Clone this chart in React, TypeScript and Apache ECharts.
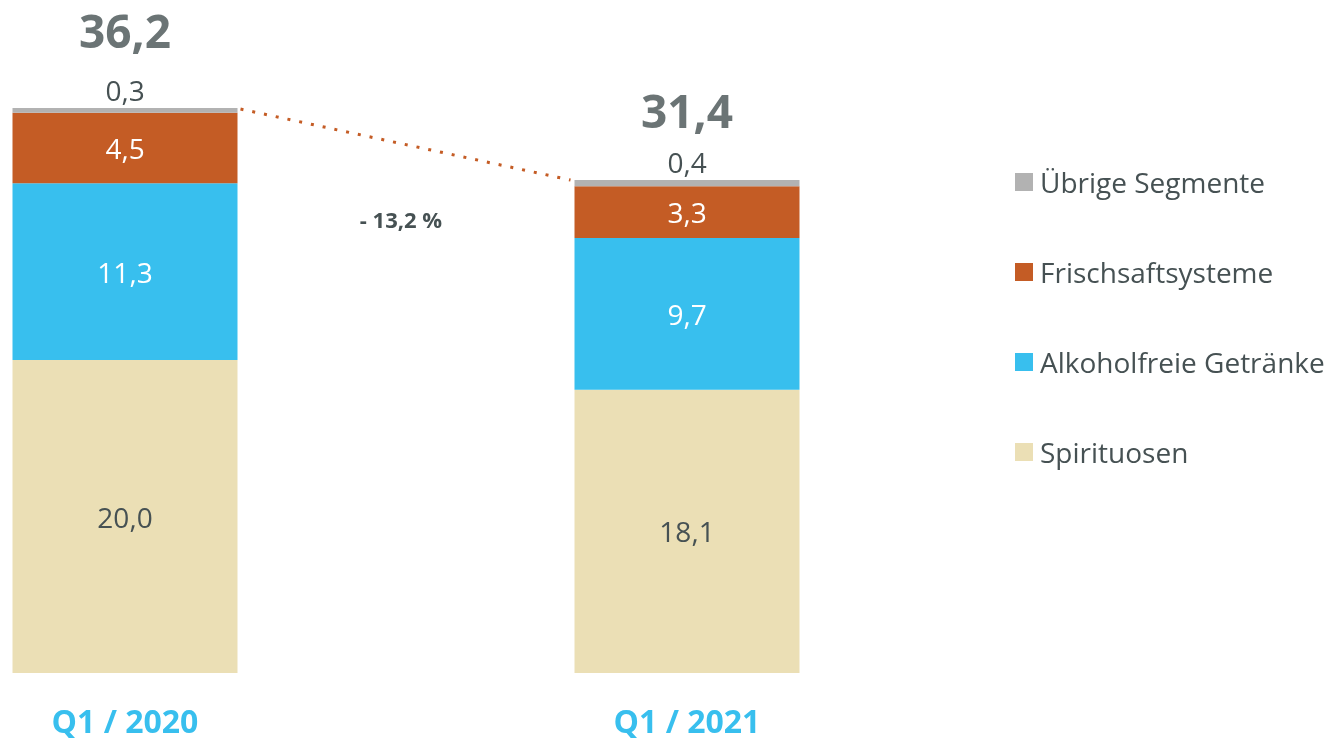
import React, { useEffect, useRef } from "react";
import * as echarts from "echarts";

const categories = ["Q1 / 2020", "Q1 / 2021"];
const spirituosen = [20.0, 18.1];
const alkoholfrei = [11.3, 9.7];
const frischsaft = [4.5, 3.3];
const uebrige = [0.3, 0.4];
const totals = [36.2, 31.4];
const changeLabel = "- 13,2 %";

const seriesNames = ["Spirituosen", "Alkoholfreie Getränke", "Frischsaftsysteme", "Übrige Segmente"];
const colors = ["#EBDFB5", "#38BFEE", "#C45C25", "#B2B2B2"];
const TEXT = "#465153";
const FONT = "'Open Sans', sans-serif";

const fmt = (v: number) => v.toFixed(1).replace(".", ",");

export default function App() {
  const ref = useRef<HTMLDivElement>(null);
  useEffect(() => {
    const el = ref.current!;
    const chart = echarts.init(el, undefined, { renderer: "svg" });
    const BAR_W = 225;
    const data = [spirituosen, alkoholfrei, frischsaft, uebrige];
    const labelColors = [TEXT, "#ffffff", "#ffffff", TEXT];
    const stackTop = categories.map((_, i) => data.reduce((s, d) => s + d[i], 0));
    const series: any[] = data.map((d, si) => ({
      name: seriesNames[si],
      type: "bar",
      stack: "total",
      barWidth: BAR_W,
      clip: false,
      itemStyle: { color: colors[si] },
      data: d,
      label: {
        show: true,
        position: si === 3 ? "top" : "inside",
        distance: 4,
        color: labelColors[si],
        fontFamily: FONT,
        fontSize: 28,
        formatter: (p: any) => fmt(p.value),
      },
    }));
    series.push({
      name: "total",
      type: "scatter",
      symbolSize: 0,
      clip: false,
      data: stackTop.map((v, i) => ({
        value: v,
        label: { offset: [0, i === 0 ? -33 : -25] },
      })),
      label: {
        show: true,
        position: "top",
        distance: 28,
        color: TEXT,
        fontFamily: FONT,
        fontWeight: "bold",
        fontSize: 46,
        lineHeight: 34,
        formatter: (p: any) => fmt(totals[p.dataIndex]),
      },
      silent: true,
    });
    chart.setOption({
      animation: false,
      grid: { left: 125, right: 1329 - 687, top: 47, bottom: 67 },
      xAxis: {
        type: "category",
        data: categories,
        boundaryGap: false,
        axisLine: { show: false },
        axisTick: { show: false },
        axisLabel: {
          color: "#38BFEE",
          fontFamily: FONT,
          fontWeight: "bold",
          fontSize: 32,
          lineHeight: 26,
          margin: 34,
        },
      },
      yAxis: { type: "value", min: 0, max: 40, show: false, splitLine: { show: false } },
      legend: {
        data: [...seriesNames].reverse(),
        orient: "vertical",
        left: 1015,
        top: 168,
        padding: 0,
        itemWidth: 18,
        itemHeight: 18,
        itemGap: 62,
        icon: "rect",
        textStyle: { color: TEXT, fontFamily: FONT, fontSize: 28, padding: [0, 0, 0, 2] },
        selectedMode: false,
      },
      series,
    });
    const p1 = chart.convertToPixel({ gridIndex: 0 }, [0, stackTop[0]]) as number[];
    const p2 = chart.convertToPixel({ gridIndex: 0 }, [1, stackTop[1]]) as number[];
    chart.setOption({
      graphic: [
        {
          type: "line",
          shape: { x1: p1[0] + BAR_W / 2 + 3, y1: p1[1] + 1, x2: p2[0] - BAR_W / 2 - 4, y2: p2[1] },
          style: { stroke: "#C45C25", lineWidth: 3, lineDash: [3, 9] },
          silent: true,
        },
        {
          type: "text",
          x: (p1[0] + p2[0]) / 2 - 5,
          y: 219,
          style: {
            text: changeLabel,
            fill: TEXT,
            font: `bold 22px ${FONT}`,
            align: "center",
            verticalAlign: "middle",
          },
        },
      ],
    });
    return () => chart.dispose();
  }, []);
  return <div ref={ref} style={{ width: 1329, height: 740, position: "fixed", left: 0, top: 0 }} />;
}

====

▶ Written instruction: From the first line above down to the line with "const fmt = (v: number)", reproduce every line and no others, omitting pictures.

▶ Answer to this problem:
Clone this chart in React, TypeScript and Apache ECharts.
import React, { useEffect, useRef } from "react";
import * as echarts from "echarts";

const categories = ["Q1 / 2020", "Q1 / 2021"];
const spirituosen = [20.0, 18.1];
const alkoholfrei = [11.3, 9.7];
const frischsaft = [4.5, 3.3];
const uebrige = [0.3, 0.4];
const totals = [36.2, 31.4];
const changeLabel = "- 13,2 %";

const seriesNames = ["Spirituosen", "Alkoholfreie Getränke", "Frischsaftsysteme", "Übrige Segmente"];
const colors = ["#EBDFB5", "#38BFEE", "#C45C25", "#B2B2B2"];
const TEXT = "#465153";
const FONT = "'Open Sans', sans-serif";

const fmt = (v: number) => v.toFixed(1).replace(".", ",");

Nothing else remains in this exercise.